Today’s episode of Nihon Terebi News is a very interesting one to watch, particularly for Japanese language students. Today’s episode shows many efforts by volunteers in Japan to help cleanup the damage from the Great East Japan Earthquake,1 both young and old. As the news show states, volunteers have been flooding in and helping, but they still need more volunteers. They then give advice to people about what to do if they want to volunteer. I really am happy to see so many people helping to rebuild, but also that the transition from damage control to restoration is happening.
Also, residents in Chiba Prefecture, were treated by a visit from Emperor Akihito and Empress Michiko.2 You can see this around 10:30 on the video. The Imperial couple came and spoke with people who suffered there, as part of their tour along Eastern Japan which will extend through other prefectures hard-hit by the disaster. Although I am not particularly interested in royalty, I was interested by the different in language used when describing the incident.
If you notice carefully, the language used to describe what the Emperor and Empress did is more polite, and often uses passive voice, which is a kind of keigo or polite language. For example, the Emperor is described as tennō heika (天皇陛下) where heika (陛下) is a title of respect meaning something like “majesty” in English. Also, as mentioned earlier, passive voice is often used to describe what he did. For example, instead of saying “he visited” (hōmon shimasu 訪問します) the newscaster said “was visited by (the Emperor)” (hōmon saremasu 訪問されます). Also it was interesting to hear the Imperial couple speak with residents. Obviously, the language is very polite on both sides. The Emperor speaking with one elderly man about his health, simply said go-kenkō wa (ご健康は) which is another excellent example of Keigo language.
In English, you almost always have to be explicitly about everything, but in Japanese, this can sound pretty wordy if the topic is already understood. This is a frequent mistake Japanese-language students first make: saying too much, repeating things already known. So, here, when the Emperor asked about the man’s health, he didn’t have to say ‘you/your’ or ‘how is it [your health]?’. It was implied, and sounds nicer in Japanese when people are less direct.
Anyhow, while Japan is building, food and agriculture remain a challenge. The last third of the news segment shows shortages of basic staples like rice and vegetables, and challenges with distribution. The Tōhoku area of Japan is an important agricultural center, and this could mean the next few years will be difficult as food prices fluctuate and shortages of some items may occur. As logistics improve, things will recover of course, but as you can see it will take a little while.

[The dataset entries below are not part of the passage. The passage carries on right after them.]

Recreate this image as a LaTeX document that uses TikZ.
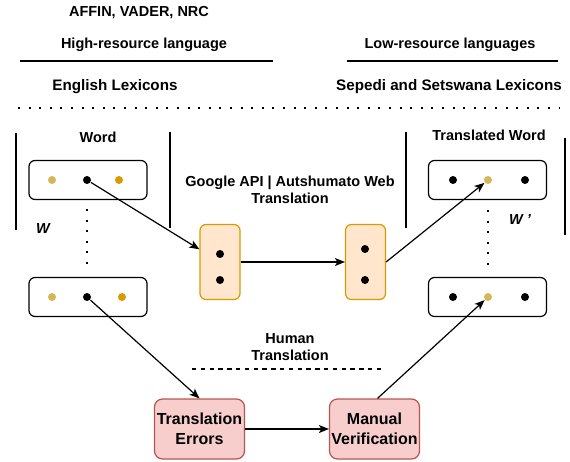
\documentclass[tikz,border=0pt]{standalone}
\usepackage{fontspec}
\setmainfont{Liberation Sans}
\usetikzlibrary{positioning,arrows.meta}

\definecolor{tandot}{HTML}{D6B656}
\definecolor{orangedot}{HTML}{D79B00}
\definecolor{orangefill}{HTML}{FFE6CC}
\definecolor{redfill}{HTML}{F8CECC}
\definecolor{redline}{HTML}{B85450}

\tikzset{
  lbl/.style={font=\fontsize{14.5}{17}\selectfont\bfseries, align=center, inner sep=0pt},
  biglbl/.style={lbl, font=\fontsize{15.2}{18}\selectfont\bfseries},
  wordbox/.style={draw, rounded corners=6pt, minimum width=118pt, minimum height=39pt, line width=1.2pt},
  vecbox/.style={draw=orangedot, fill=orangefill, rounded corners=6pt, minimum width=40pt, minimum height=75pt, line width=1.2pt},
  errbox/.style={draw=redline, fill=redfill, rounded corners=8pt, minimum width=90pt, minimum height=60pt, line width=1.2pt,
    align=center, inner sep=0pt, font=\fontsize{16}{20}\selectfont\bfseries},
  dot/.style={circle, fill=black, inner sep=0pt, minimum size=8pt},
  bigdots/.style={line width=2pt, dash pattern=on 2pt off 8.6pt},
  arr/.style={-{Stealth[length=10pt,width=8pt,inset=2.5pt]}},
}

\begin{document}
\begin{tikzpicture}[x=1pt, y=-1pt, line width=1.2pt]
  \useasboundingbox (0,0) rectangle (570,461);

  % headings
  \node[lbl] (lexnames) at (139,13) {AFFIN, VADER, NRC};
  \node[lbl] (highres) at (144,45) {High-resource language};
  \node[lbl] (lowres) at (450,45) {Low-resource languages};
  \node[biglbl] (englex) at (115,87) {English Lexicons};
  \node[biglbl] (setlex) at (449,87) {Sepedi and Setswana Lexicons};
  \draw (20,61) -- (273,61);
  \draw (347,61) -- (558,61);
  \draw[bigdots] (18,108) -- (560,108);

  % source words
  \draw (16,133) -- (16,230);
  \draw (170,132) -- (170,228);
  \node[lbl] (wordlbl) at (98,137) {Word};
  \node[wordbox] (w1) at (88,180) {};
  \node[dot, fill=tandot] (w1a) at (52,180) {};
  \node[dot] (w1b) at (87,180) {};
  \node[dot, fill=orangedot] (w1c) at (119,180) {};
  \node[wordbox] (w2) at (88,297) {};
  \node[dot, fill=tandot] (w2a) at (52,297) {};
  \node[dot] (w2b) at (87,297) {};
  \node[dot, fill=orangedot] (w2c) at (122,297) {};
  \draw[bigdots] (87,209) -- (87,268);
  \node[lbl, font=\fontsize{14.5}{17}\selectfont\bfseries\itshape] (wlbl) at (43,229) {W};

  % translated words
  \draw (406,132) -- (406,228);
  \draw (565,138) -- (565,235);
  \node[lbl] (twordlbl) at (489,135) {Translated Word};
  \node[wordbox] (t1) at (487.5,180) {};
  \node[dot] (t1a) at (453,180) {};
  \node[dot, fill=tandot] (t1b) at (488,180) {};
  \node[dot] (t1c) at (525,180) {};
  \node[wordbox] (t2) at (487.5,297) {};
  \node[dot] (t2a) at (453,297) {};
  \node[dot, fill=tandot] (t2b) at (488,297) {};
  \node[dot] (t2c) at (525,297) {};
  \draw[bigdots] (488,210) -- (488,270);
  \node[lbl, font=\fontsize{14.5}{17}\selectfont\bfseries\itshape] (wplbl) at (520,220) {W '};

  % machine translation
  \node[lbl] (mtlbl) at (290,190) {Google API | Autshumato Web\\Translation};
  \node[vecbox] (enc) at (220,262) {};
  \node[dot] (enca) at (220,254) {};
  \node[dot] (encb) at (220,280) {};
  \node[vecbox] (dec) at (365.5,262) {};
  \node[dot] (deca) at (365,249) {};
  \node[dot] (decb) at (365,280) {};

  % human translation
  \node[lbl] (htlbl) at (290,347) {Human\\Translation};
  \draw[dash pattern=on 4.4pt off 4.4pt] (192,369) -- (385,369);
  \node[errbox] (err) at (199.5,429) {Translation\\Errors};
  \node[errbox] (ver) at (374.5,429) {Manual\\Verification};

  % connectors
  \draw[arr] (w1b) -- (enc);
  \draw[arr] (enc) -- (dec);
  \draw[arr] (dec.east) -- (t1b);
  \draw[arr] (w2b) -- (err.north);
  \draw[arr] (err) -- (ver);
  \draw[arr] ([xshift=3pt]ver.north) -- (t2b);
\end{tikzpicture}
\end{document}
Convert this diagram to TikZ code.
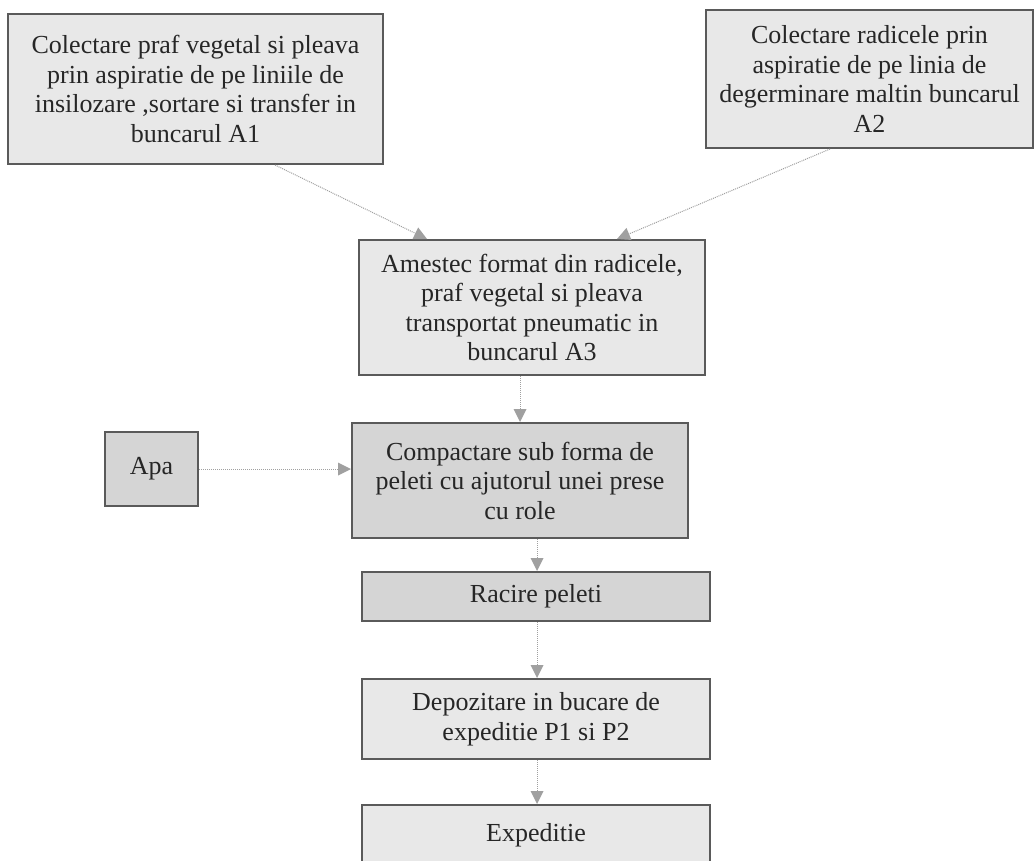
\documentclass[tikz,border=0pt]{standalone}
\usepackage{fontspec}
\setmainfont{Liberation Serif}
\usetikzlibrary{arrows.meta}
\definecolor{boxlight}{HTML}{E8E8E8}
\definecolor{boxdark}{HTML}{D5D5D5}
\definecolor{edgegray}{HTML}{5A5A5A}
\definecolor{arrowgray}{HTML}{A0A0A0}
\begin{document}
\begin{tikzpicture}[x=1pt,y=-1pt,
  lightbox/.style={draw=edgegray, line width=2pt, fill=boxlight, align=center,
    inner sep=0pt, font=\fontsize{26}{29.5}\selectfont, text=black!85},
  darkbox/.style={lightbox, fill=boxdark},
  arr/.style={draw=arrowgray, line width=1pt, densely dotted,
    -{Triangle[length=13pt,width=13pt,fill=arrowgray,line width=0pt]}}
]
\useasboundingbox[fill=white] (0,0) rectangle (1035,860);

\node[lightbox, minimum width=375pt, minimum height=150pt] (a1) at (195.5,89)
  {Colectare praf vegetal si pleava\\prin aspiratie de pe liniile de\\insilozare ,sortare si transfer in\\buncarul A1};
\node[lightbox, minimum width=327pt, minimum height=138pt] (a2) at (869.5,79)
  {Colectare radicele prin\\aspiratie de pe linia de\\degerminare maltin buncarul\\A2};
\node[lightbox, minimum width=346pt, minimum height=135pt] (a3) at (532,307.5)
  {Amestec format din radicele,\\praf vegetal si pleava\\transportat pneumatic in\\buncarul A3};
\node[darkbox, minimum width=93pt, minimum height=74pt] (apa) at (151.5,469) {Apa};
\node[darkbox, minimum width=336pt, minimum height=115pt] (comp) at (520,480.5)
  {Compactare sub forma de\\peleti cu ajutorul unei prese\\cu role};
\node[darkbox, minimum width=348pt, minimum height=49pt] (rac) at (536,596.5) {Racire peleti};
\node[lightbox, minimum width=348pt, minimum height=80pt] (dep) at (536,719)
  {Depozitare in bucare de\\expeditie P1 si P2};
\node[lightbox, minimum width=348pt, minimum height=60pt] (exp) at (536,835) {Expeditie};

\coordinate (x1) at (275,0);
\coordinate (x2) at (427,0);
\coordinate (x3) at (830,0);
\coordinate (x4) at (617,0);
\coordinate (x5) at (520,0);
\coordinate (x6) at (537,0);

\draw[arr] (x1 |- a1.south) -- (x2 |- a3.north);
\draw[arr] (x3 |- a2.south) -- (x4 |- a3.north);
\draw[arr] (x5 |- a3.south) -- (x5 |- comp.north);
\draw[arr] (apa.east) -- (apa.east -| comp.west);
\draw[arr] (x6 |- comp.south) -- (x6 |- rac.north);
\draw[arr] (x6 |- rac.south) -- (x6 |- dep.north);
\draw[arr] (x6 |- dep.south) -- (x6 |- exp.north);
\end{tikzpicture}
\end{document}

I just wanted to post another update. A few people have told me these are useful, so I will do my best to keep them up for a while (schedule permitting). As a language student (and a poor one), the extra listening practice is always useful for the JLPT.
Have a great weekend!
1 I think this name is a bit long, but news sites like Asahi Shinbun use it. I think Great Tohoku Earthquake makes more sense, but maybe it won’t stick. Here, “Tohoku” means the area to the north and east of Japan. Also, the damage of the earthquake extended far beyond the Tohoku area to all of Eastern Japan, so maybe Asahi Shinbun is right…
2 Interesting discussion in the comments section about how to properly refer to the Emperor. Thanks to Robert for the helpful information. I certain learned some things!